What to Know
- 5380 3/4 University Dr. in Irvine
- Sunflowers may be viewed by driving by (on the weekend) or from a wagon ride (on weekdays)
- The Drive-Thru Pumpkin Patch is open through Oct. 31
Scarecrows are popping up in front yards across Southern California, or at least decorations based on traditional scarecrows, the figures famous for guarding fields full of growing goodies that tempt nibbling birds.
And if you see a scarecrow in your neighbor's yard, chances are solid that the cute fellow will be sporting a particular blossom on his hat or overalls: The sunflower, which is as famous to fall as pumpkins, hay barrels, and scarecrows.

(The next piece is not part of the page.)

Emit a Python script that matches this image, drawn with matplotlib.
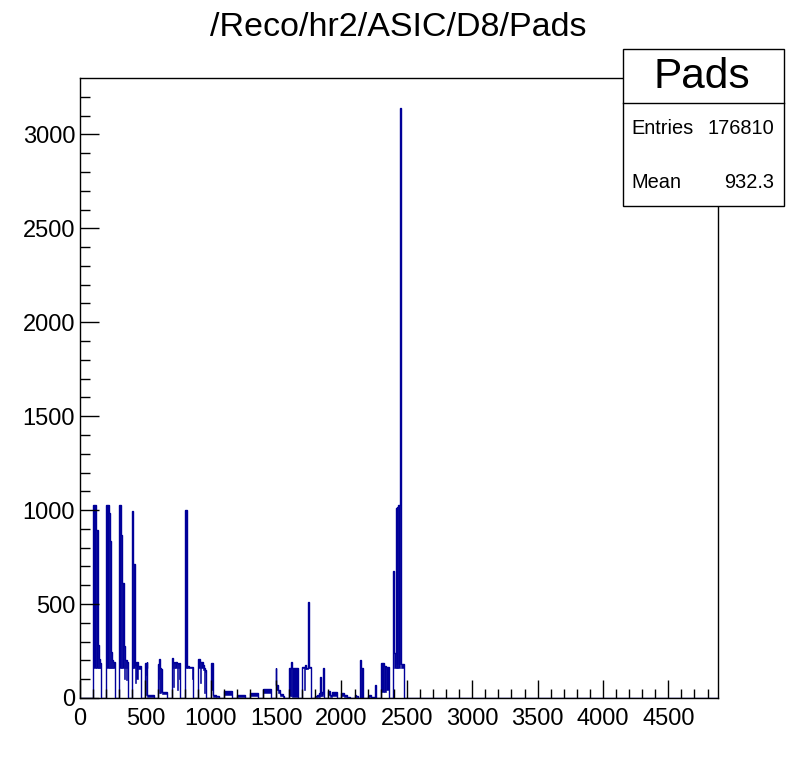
import matplotlib
matplotlib.use("Agg")
import matplotlib.pyplot as plt
from matplotlib.patches import Rectangle
from matplotlib.lines import Line2D
import numpy as np

plt.rcParams['font.family'] = ['Liberation Sans', 'DejaVu Sans']

title = "/Reco/hr2/ASIC/D8/Pads"
stat_name = "Pads"
stat_entries = "176810"
stat_mean = "932.3"

# histogram read as segments: start, end, upper envelope, lower envelope
seg_x0 = [100, 125, 138, 146, 154, 160,
          200, 220, 231, 238, 246, 251,
          300, 315, 325, 333, 341, 350, 356,
          400, 404, 422, 430, 440,
          500, 506, 510, 516,
          600, 605, 613, 623, 631,
          700, 712, 720, 730, 740, 748, 756,
          800, 815, 820, 830, 856,
          900, 915, 925, 940, 952, 958,
          1000, 1004, 1018, 1040,
          1100, 1200, 1300, 1400,
          1500, 1503, 1518, 1533, 1550,
          1600, 1612, 1618,
          1700, 1710, 1718, 1730, 1746, 1751,
          1800, 1815, 1830, 1838, 1845, 1858,
          1900, 1912, 1926,
          2000, 2018, 2040,
          2100, 2112, 2125, 2144, 2150, 2162,
          2200, 2212, 2225, 2258,
          2300, 2306, 2322, 2340,
          2393, 2405, 2415, 2423, 2428, 2435, 2448, 2456]
seg_x1 = [125, 138, 146, 154, 160, 164,
          220, 231, 238, 246, 251, 264,
          315, 325, 333, 341, 350, 356, 364,
          404, 422, 430, 440, 464,
          506, 510, 516, 564,
          605, 613, 623, 631, 664,
          712, 720, 730, 740, 748, 756, 764,
          815, 820, 830, 856, 864,
          915, 925, 940, 952, 958, 964,
          1004, 1018, 1040, 1064,
          1164, 1264, 1364, 1464,
          1503, 1518, 1533, 1550, 1564,
          1612, 1618, 1664,
          1710, 1718, 1730, 1746, 1751, 1764,
          1815, 1830, 1838, 1845, 1858, 1864,
          1912, 1926, 1964,
          2018, 2040, 2064,
          2112, 2125, 2144, 2150, 2162, 2164,
          2212, 2225, 2258, 2264,
          2306, 2322, 2340, 2364,
          2405, 2415, 2423, 2428, 2435, 2448, 2456, 2475]
seg_hi = [1027, 894, 282, 208, 186, 160,
          1027, 984, 835, 245, 202, 192,
          1027, 867, 612, 277, 202, 200, 192,
          995, 713, 175, 193, 170,
          186, 160, 193, 16,
          181, 208, 160, 155, 32,
          211, 190, 185, 190, 185, 180, 186,
          1000, 277, 170, 165, 165,
          206, 190, 190, 175, 160, 150,
          165, 186, 16, 11,
          38, 18, 28, 50,
          158, 69, 43, 21, 8,
          158, 193, 158,
          163, 163, 176, 160, 511, 167,
          11, 16, 25, 113, 30, 158,
          39, 16, 32,
          28, 18, 7,
          16, 11, 0, 202, 158, 0,
          11, 16, 7, 69,
          158, 185, 172, 163,
          678, 238, 1010, 181, 1017, 1027, 3140, 181]
seg_lo = [160, 160, 160, 160, 160, 160,
          160, 160, 160, 160, 160, 160,
          160, 160, 160, 100, 160, 96, 160,
          160, 160, 80, 100, 155,
          120, 16, 16, 5,
          100, 27, 27, 30, 20,
          160, 60, 160, 160, 40, 160, 100,
          160, 160, 160, 160, 100,
          160, 80, 160, 150, 27, 140,
          60, 43, 5, 3,
          16, 6, 10, 25,
          60, 40, 25, 10, 3,
          10, 10, 5,
          160, 40, 155, 155, 158, 158,
          3, 5, 5, 10, 10, 20,
          18, 5, 12,
          10, 5, 3,
          3, 3, 0, 0, 0, 0,
          3, 3, 3, 5,
          5, 30, 30, 40,
          240, 158, 158, 158, 158, 158, 181, 158]

x_range = (0, 4880)
y_range = (0, 3300)
x_major = [0, 500, 1000, 1500, 2000, 2500, 3000, 3500, 4000, 4500]
y_major = [0, 500, 1000, 1500, 2000, 2500, 3000]

color = '#000099'
W, H = 798, 776
fig = plt.figure(figsize=(W / 100, H / 100), dpi=100)
ax = fig.add_axes([80 / W, 78 / H, 638 / W, 620 / H])

# build step outline with zeros in gaps
edges = [x_range[0]]
vals = []
for a, b, h in zip(seg_x0, seg_x1, seg_hi):
    if a > edges[-1]:
        vals.append(0)
        edges.append(a)
    vals.append(h)
    edges.append(b)
vals.append(0)
edges.append(x_range[1])

x0 = np.array(seg_x0, float)
x1 = np.array(seg_x1, float)
hi = np.array(seg_hi, float)
lo = np.array(seg_lo, float)
ax.bar(x0, hi - lo, width=x1 - x0, bottom=lo, align='edge', color=color,
       edgecolor=color, linewidth=0.4)
ax.stairs(vals, edges, baseline=0, color=color, linewidth=1.0)

ax.set_xlim(*x_range)
ax.set_ylim(*y_range)
ax.set_xticks(x_major)
ax.set_yticks(y_major)
ax.set_xticks(np.arange(0, x_range[1], 100), minor=True)
ax.set_yticks(np.arange(0, y_range[1], 100), minor=True)
ax.tick_params(axis='both', which='both', direction='in', top=False, right=False,
               labelsize=17, width=1, color='black')
ax.tick_params(axis='x', which='major', length=13, pad=7)
ax.tick_params(axis='x', which='minor', length=6.5)
ax.tick_params(axis='y', which='major', length=14, pad=3.5)
ax.tick_params(axis='y', which='minor', length=7)
for s in ax.spines.values():
    s.set_linewidth(1)
    s.set_color('black')

fig.text(398 / W, 1 - 28 / H, title, ha='center', va='center', fontsize=24.5)

# stats box
bx0, bx1, by0, by1, bdiv = 622.5, 783.5, 48.5, 206, 102.5
fig.patches.append(Rectangle((bx0 / W, 1 - by1 / H), (bx1 - bx0) / W, (by1 - by0) / H,
                             transform=fig.transFigure, facecolor='white',
                             edgecolor='black', linewidth=1, zorder=5))
fig.lines.append(Line2D([bx0 / W, bx1 / W], [1 - bdiv / H, 1 - bdiv / H],
                        transform=fig.transFigure, color='black', linewidth=1, zorder=6))
fig.text(702 / W, 1 - 77 / H, stat_name, ha='center', va='center', fontsize=30.5, zorder=7)
fig.text(631 / W, 1 - 129 / H, "Entries", ha='left', va='center', fontsize=14.4, zorder=7)
fig.text(774 / W, 1 - 129 / H, stat_entries, ha='right', va='center', fontsize=14.4, zorder=7)
fig.text(631 / W, 1 - 182 / H, "Mean", ha='left', va='center', fontsize=14.4, zorder=7)
fig.text(774 / W, 1 - 182 / H, stat_mean, ha='right', va='center', fontsize=14.4, zorder=7)

fig.savefig("out.png", dpi=100)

Where, though, can you go to see a field of fully open, bright, and spectacular sunflowers, the sort of sight you might find dazzlingly depicted on a calendar or greeting card?

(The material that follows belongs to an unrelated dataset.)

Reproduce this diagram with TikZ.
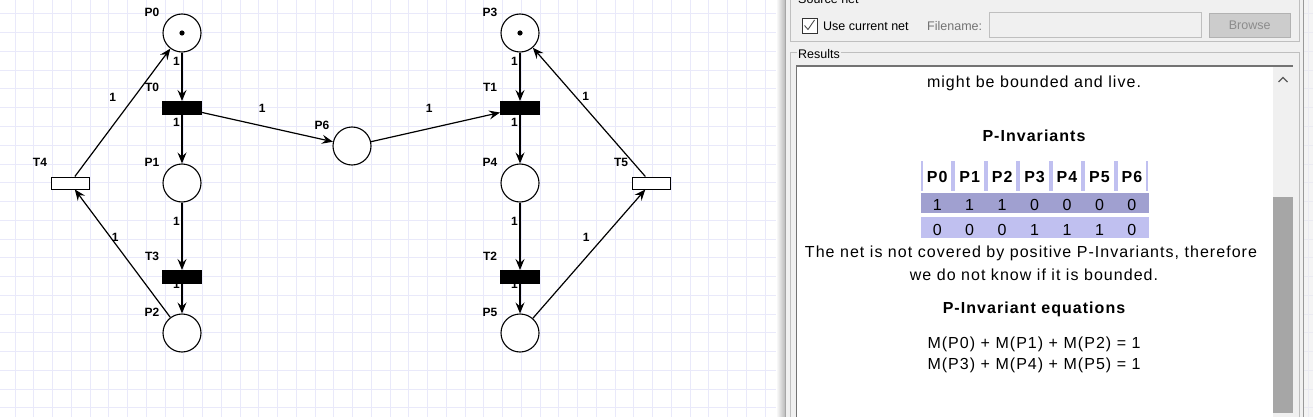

If you're around Irvine in October, the answer is very much Tanaka Farms, the historic destination known for its succulent strawberries, excellent leafy greens, and, in 2020, a Drive-Thru Pumpkin Patch, too.
It is also known for its spread of sunflowers, those big-headed, sky-reaching blooms that can turn out thousands of seeds in one go.
They're blooming again at the breezy property, with the 2020 peak just beginning as we reach the middle of October.
There's a rather notable asterisk this year, if you were hoping to snap some up-close photos, and it is this: Walking among the sunflowers is cancelled in 2020.
"Currently, the only way to see them is from your vehicle (weekends) or from a wagon ride (weekdays)," the farm staff shared on Instagram.
Still, these giants can grow up to 15 feet in height, so they'll still make a stunning sight even when viewed from the inside of a vehicle.
Also good to know before you go?
For now, the sunflowers will remain "decorative," so you won't find them for sale at the Drive-Thru Produce Stand, which is full of other yummy, grown-right-there foodstuffs like Japanese turnips and bok choy.
"Depending on how the crop does, we may harvest and sell the sunflower heads at the stand in November so folks can make their own sunflower seeds at home," shared farm representative Joni Newman.
So go wow over the flowers now, in all of their yellow-heads-against-blue-sky glory, then return in November for the possible chance to buy a head or two for seeds (you'll want to check with the farm, though, to see if this is happening for sure).
Haven't made your Drive-Thru Pumpkin Patch reservation yet? Halloween is on approach, so do secure your spot soon.